Abstract:
In the last 50 years the conversion of greenfield land to settlement and traffic areas in Germany has greatly increased. Over the last several years the average land consumption has exceeded 115 ha per day – a trend which can not be sustained on the long run. While new residential and industrial areas are being built on ever decreasing green space, approximately 140,000 ha of previously used land in Germany lie idle today. Reusing this land could thus play a key role in the reduction of land consumption. But many of these areas are characterized by little available data and by a presumably contaminated subsurface due to previous industrial use. The resulting fear that extensive investigation efforts, costly cleanup, and long-winded stakeholder negotiations may impede redevelopment of these so-called brownfield sites leads to the fact that many brownfields remain undeveloped to date.
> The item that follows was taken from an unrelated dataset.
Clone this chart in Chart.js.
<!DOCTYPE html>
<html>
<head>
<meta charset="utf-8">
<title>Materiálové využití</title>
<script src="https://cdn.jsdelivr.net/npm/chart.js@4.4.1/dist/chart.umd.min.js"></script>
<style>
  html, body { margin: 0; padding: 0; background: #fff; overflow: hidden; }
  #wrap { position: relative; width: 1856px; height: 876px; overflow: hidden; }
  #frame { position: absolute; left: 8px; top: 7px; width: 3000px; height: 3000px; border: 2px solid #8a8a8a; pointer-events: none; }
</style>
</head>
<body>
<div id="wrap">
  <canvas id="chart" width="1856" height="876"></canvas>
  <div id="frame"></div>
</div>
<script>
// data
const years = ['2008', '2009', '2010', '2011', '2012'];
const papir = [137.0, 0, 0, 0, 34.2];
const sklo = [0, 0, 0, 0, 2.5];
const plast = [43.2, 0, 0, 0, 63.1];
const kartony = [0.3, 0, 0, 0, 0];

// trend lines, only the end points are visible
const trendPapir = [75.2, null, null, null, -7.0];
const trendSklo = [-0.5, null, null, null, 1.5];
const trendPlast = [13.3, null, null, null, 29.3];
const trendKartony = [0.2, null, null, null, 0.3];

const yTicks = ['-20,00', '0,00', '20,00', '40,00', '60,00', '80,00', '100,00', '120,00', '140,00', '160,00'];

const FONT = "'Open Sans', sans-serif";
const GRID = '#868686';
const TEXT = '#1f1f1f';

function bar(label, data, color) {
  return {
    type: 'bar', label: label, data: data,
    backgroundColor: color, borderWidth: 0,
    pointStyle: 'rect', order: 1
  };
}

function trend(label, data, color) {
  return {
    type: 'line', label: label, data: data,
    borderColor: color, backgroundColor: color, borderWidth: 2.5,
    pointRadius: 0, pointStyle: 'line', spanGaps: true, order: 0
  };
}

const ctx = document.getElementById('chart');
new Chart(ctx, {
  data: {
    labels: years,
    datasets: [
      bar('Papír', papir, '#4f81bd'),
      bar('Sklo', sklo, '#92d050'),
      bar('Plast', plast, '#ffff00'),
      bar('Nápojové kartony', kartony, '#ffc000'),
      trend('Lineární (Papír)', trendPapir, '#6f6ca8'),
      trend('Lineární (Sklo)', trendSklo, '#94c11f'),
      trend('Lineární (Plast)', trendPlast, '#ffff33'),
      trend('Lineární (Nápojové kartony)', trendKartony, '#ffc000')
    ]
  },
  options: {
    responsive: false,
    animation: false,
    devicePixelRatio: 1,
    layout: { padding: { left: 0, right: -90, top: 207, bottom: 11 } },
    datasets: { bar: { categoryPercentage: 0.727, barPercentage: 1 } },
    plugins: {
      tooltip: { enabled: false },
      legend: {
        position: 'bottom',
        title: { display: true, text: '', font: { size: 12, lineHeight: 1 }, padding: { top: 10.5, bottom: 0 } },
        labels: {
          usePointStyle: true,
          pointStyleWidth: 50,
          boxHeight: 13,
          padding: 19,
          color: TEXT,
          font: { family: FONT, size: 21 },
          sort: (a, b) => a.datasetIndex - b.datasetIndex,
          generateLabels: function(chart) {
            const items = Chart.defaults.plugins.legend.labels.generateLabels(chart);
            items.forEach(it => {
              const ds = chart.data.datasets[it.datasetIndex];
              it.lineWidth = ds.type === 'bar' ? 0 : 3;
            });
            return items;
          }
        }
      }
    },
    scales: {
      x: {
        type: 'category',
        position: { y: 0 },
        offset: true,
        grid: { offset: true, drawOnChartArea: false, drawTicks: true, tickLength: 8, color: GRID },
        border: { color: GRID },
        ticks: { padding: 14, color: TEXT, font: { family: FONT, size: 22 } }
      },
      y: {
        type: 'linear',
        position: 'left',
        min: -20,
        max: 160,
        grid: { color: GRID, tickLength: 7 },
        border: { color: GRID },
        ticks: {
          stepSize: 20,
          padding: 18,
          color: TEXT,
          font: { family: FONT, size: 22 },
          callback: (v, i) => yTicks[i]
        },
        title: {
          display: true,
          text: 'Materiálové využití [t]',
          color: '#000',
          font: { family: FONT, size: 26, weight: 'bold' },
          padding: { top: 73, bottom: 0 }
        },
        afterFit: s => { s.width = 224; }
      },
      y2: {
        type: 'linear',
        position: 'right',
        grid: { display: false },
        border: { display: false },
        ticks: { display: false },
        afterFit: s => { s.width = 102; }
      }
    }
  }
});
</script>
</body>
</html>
It is generally recognized that successful brownfield revitalization (BR) strategies need to optimize the trade-off between the partly conflicting goals of maximizing both economic revenues and sustainable development while minimizing the expenditures for the revitalization. The evaluation of these complex interdisciplinary interrelations for large numbers of redevelopment options calls for computer-based decision support systems (DSS). However, recent reviews report a lack in DSS which provide an adequate integrated assessment of planning alternatives at early stages of the redevelopment process when land use planning is still flexible but data availability is limited.
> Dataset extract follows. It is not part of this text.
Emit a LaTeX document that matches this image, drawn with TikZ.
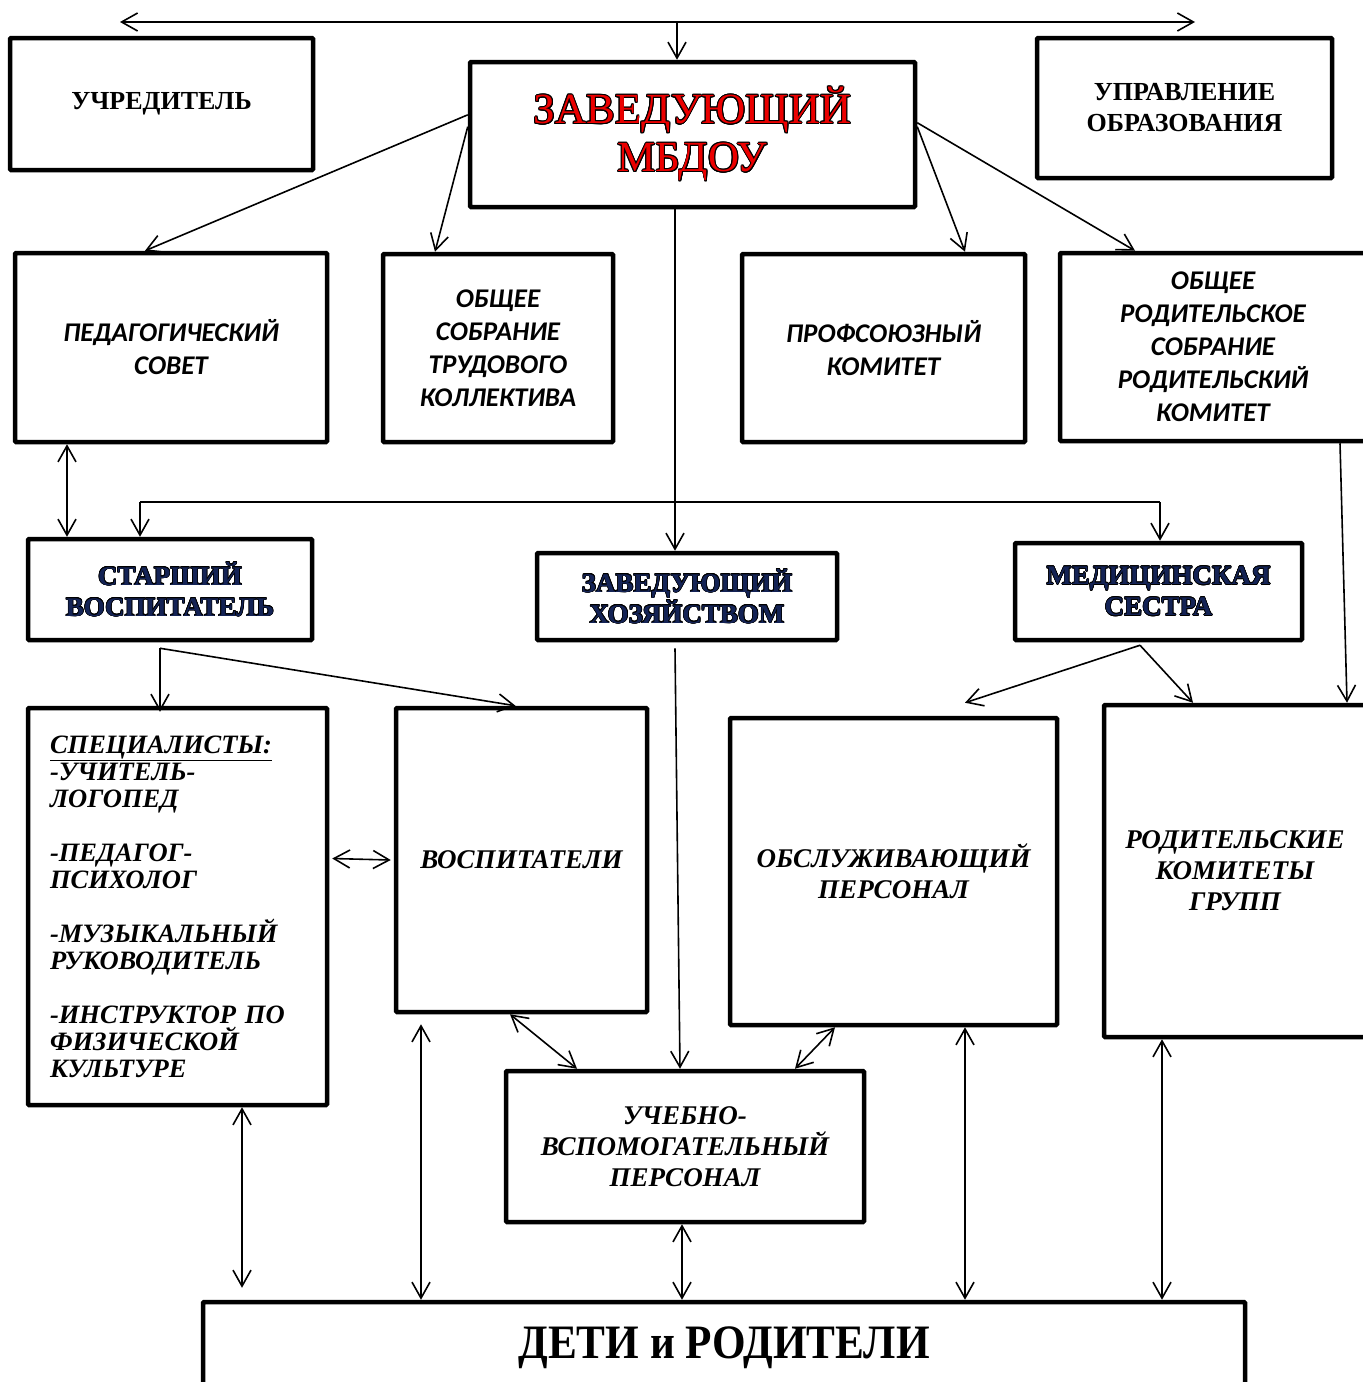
\documentclass[tikz,border=0pt]{standalone}
\usepackage{fontspec}
\setmainfont{Liberation Serif}
\newfontfamily\calfont{Carlito}
\usepackage[copies]{contour}
\usepackage{graphicx}
\usetikzlibrary{arrows.meta}

\definecolor{zavred}{RGB}{235,0,0}
\definecolor{navytxt}{RGB}{20,35,85}

\begin{document}
\begin{tikzpicture}[
			x=1pt, y=-1pt
			,box/.style={draw, line width=4.5pt, rounded corners=1pt, inner sep=0pt, align=center}
			,serif/.style={font=\fontsize{26}{31}\selectfont\bfseries}
			,cal/.style={font=\calfont\fontsize{27}{33}\selectfont\bfseries\itshape}
			,ital/.style={font=\fontsize{27}{31}\selectfont\bfseries\itshape}
			,dark/.style={font=\fontsize{27}{31}\selectfont\bfseries}
			,tip/.tip={Straight Barb[length=16pt, width=18pt, line width=1.6pt]}
			,link/.style={line width=1.6pt, -tip}
			,link2/.style={line width=1.6pt, tip-tip}
		]
			\useasboundingbox (0,0) rectangle (1363,1382);

			% top level
			\node [box, serif, minimum width=303pt, minimum height=132pt] (uchr) at (161.5,104) {УЧРЕДИТЕЛЬ};
			\node [box, minimum width=445pt, minimum height=145pt, font=\fontsize{43}{48}\selectfont] (zav) at (692.5,134.5)
				{\contourlength{0.9pt}\raisebox{-4pt}{\textcolor{zavred}{\contour{black}{ЗАВЕДУЮЩИЙ}}}\\
				 \contourlength{0.9pt}\raisebox{-4pt}{\textcolor{zavred}{\contour{black}{МБДОУ}}}};
			\node [box, serif, minimum width=295pt, minimum height=140pt] (upr) at (1184.5,108) {УПРАВЛЕНИЕ\\ОБРАЗОВАНИЯ};

			% councils
			\node [box, cal, minimum width=312pt, minimum height=189pt] (ped) at (171,347.5) {ПЕДАГОГИЧЕСКИЙ\\СОВЕТ};
			\node [box, cal, minimum width=230pt, minimum height=188pt] (obsh) at (498,348) {ОБЩЕЕ\\СОБРАНИЕ\\ТРУДОВОГО\\КОЛЛЕКТИВА};
			\node [box, cal, minimum width=283pt, minimum height=188pt] (prof) at (883.5,348) {ПРОФСОЮЗНЫЙ\\КОМИТЕТ};
			\node [box, cal, minimum width=306pt, minimum height=188pt] (rod) at (1213,347) {ОБЩЕЕ\\РОДИТЕЛЬСКОЕ\\СОБРАНИЕ\\РОДИТЕЛЬСКИЙ\\КОМИТЕТ};

			% middle level
			\node [box, dark, minimum width=284pt, minimum height=101pt] (star) at (170,589.5)
				{\contourlength{0.6pt}\textcolor{navytxt}{\contour{black}{СТАРШИЙ}}\\\contourlength{0.6pt}\textcolor{navytxt}{\contour{black}{ВОСПИТАТЕЛЬ}}};
			\node [box, dark, minimum width=300pt, minimum height=87pt] (zavh) at (687,596.5)
				{\contourlength{0.6pt}\textcolor{navytxt}{\contour{black}{ЗАВЕДУЮЩИЙ}}\\\contourlength{0.6pt}\textcolor{navytxt}{\contour{black}{ХОЗЯЙСТВОМ}}};
			\node [box, dark, minimum width=287pt, minimum height=97pt] (med) at (1158.5,591.5)
				{\contourlength{0.6pt}\textcolor{navytxt}{\contour{black}{МЕДИЦИНСКАЯ}}\\\contourlength{0.6pt}\textcolor{navytxt}{\contour{black}{СЕСТРА}}};

			% staff
			\node [box, font=\fontsize{26.5}{27}\selectfont\bfseries\itshape, align=left, text width=255pt,
				minimum width=299pt, minimum height=397pt] (spec) at (177.5,906.5)
				{\underline{СПЕЦИАЛИСТЫ:}\\-УЧИТЕЛЬ-\\ЛОГОПЕД\\[27pt]-ПЕДАГОГ-\\ПСИХОЛОГ\\[27pt]-МУЗЫКАЛЬНЫЙ\\РУКОВОДИТЕЛЬ\\[27pt]-ИНСТРУКТОР ПО\\ФИЗИЧЕСКОЙ\\КУЛЬТУРЕ};
			\node [box, ital, minimum width=251pt, minimum height=304pt] (vosp) at (521.5,860) {ВОСПИТАТЕЛИ};
			\node [box, ital, minimum width=327pt, minimum height=307pt] (obsl) at (893.5,871.5) {ОБСЛУЖИВАЮЩИЙ\\ПЕРСОНАЛ};
			\node [box, ital, minimum width=262pt, minimum height=332pt] (rkg) at (1235,871) {РОДИТЕЛЬСКИЕ\\КОМИТЕТЫ\\ГРУПП};
			\node [box, ital, minimum width=358pt, minimum height=151pt] (uvp) at (685,1146.5) {УЧЕБНО-\\ВСПОМОГАТЕЛЬНЫЙ\\ПЕРСОНАЛ};

			% bottom
			\node [box, font=\fontsize{48}{50}\selectfont\bfseries, minimum width=1042pt, minimum height=88pt, text depth=0pt] (deti) at (724,1346)
				{\raisebox{6pt}{\scalebox{0.9}[1]{ДЕТИ и РОДИТЕЛИ}}};

			% top bar
			\coordinate (tl) at (120,22);
			\coordinate (tr) at (1195,22);
			\coordinate (tm) at (677,22);
			\draw [link2] (tl) -- (tr);
			\draw [link] (tm) -- (tm |- zav.north);

			% from the head
			\draw [link] (zav.175) -- ([xshift=-26pt]ped.north);
			\draw [link] (zav.178) -- ([xshift=-63pt]obsh.north);
			\draw [link] (zav.2) -- ([xshift=81.5pt]prof.north);
			\draw [link] (zav.3) -- ([xshift=-78pt]rod.north);

			% branch line
			\coordinate (hl) at (140,502);
			\coordinate (hr) at (1160,502);
			\draw [line width=1.6pt] (hl) -- (hr);
			\draw [link] (hl) -- (hl |- star.north);
			\draw [link] (hr) -- (hr |- med.north);
			\draw [link] ([xshift=-17.5pt]zav.south) -- ([xshift=-17.5pt]zav.south |- zavh.north);
			\draw [link2] ([xshift=-104pt]ped.south) -- ([xshift=-103pt]star.north);

			% to the staff
			\draw [link] ([xshift=-10pt, yshift=-6pt]star.south) -- ([xshift=-10pt, yshift=-6pt]star.south |- spec.north);
			\draw [link] ([xshift=-10pt, yshift=-6pt]star.south) -- ([xshift=-6pt]vosp.north);
			\draw [link] ([xshift=-12pt, yshift=-6pt]zavh.south) -- ([xshift=-5pt]uvp.north);
			\draw [link] ([xshift=-18.5pt, yshift=-3pt]med.south) -- ([xshift=71.5pt, yshift=13pt]obsl.north);
			\draw [link] ([xshift=-18.5pt, yshift=-3pt]med.south) -- ([xshift=-42pt]rkg.north);
			\draw [link] ([xshift=127pt]rod.south) -- ([xshift=112pt]rkg.north);

			\draw [link2] ([yshift=48pt, xshift=3pt]spec.east) -- ([xshift=-3pt]vosp.west);
			\draw [link2] ([xshift=-11.5pt]vosp.south) -- ([xshift=-108pt]uvp.north);
			\draw [link2] ([xshift=-58.5pt]obsl.south) -- ([xshift=110pt]uvp.north);

			% to children and parents
			\draw [link2] ([xshift=64.5pt]spec.south) -- ([xshift=64.5pt, yshift=12pt]spec.south |- deti.north);
			\draw [link2] ([xshift=-100.5pt, yshift=-10pt]vosp.south) -- ([xshift=-100.5pt]vosp.south |- deti.north);
			\draw [link2] ([xshift=-3pt]uvp.south) -- ([xshift=-3pt]uvp.south |- deti.north);
			\draw [link2] ([xshift=71.5pt]obsl.south) -- ([xshift=71.5pt]obsl.south |- deti.north);
			\draw [link2] ([xshift=-73pt]rkg.south) -- ([xshift=-73pt]rkg.south |- deti.north);
		\end{tikzpicture}
\end{document}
Aiming to close this gap, this thesis describes the development of a DSS that supports the interdisciplinary evaluation of BR alternatives. It includes the development and integration of methods for the estimation of (i) subsurface remediation and site preparation costs, (ii) the expected economic value including the quantification of perceived economic risks, and (iii) the spatially explicit quantification of the future land use’s contribution to a sustainable development. In three studies these methods are applied for the assessment of BR options in terms of the spatial allocation of different land use types at a model site. The iterative re-planning of these planning options is facilitated by the evaluation and visualization of the interdisciplinary consequences to spatial land use planning, whereby the focus is increasingly set on standardized and spatially explicit evaluation procedures. The results suggest that on the one hand BR is not automatically in line with sustainable development, and that on the other hand additional contributions to sustainability are not intrinsically tied to increased costs. The targeted identification of beneficial planning alternatives improves the basis for stakeholder discussions at early development stages. Thereby, decision making processes for sustainable BR can be initiated and streamlined. As a conclusion from the studies, key needs for future research are identified with respect to the single disciplines and to their integration.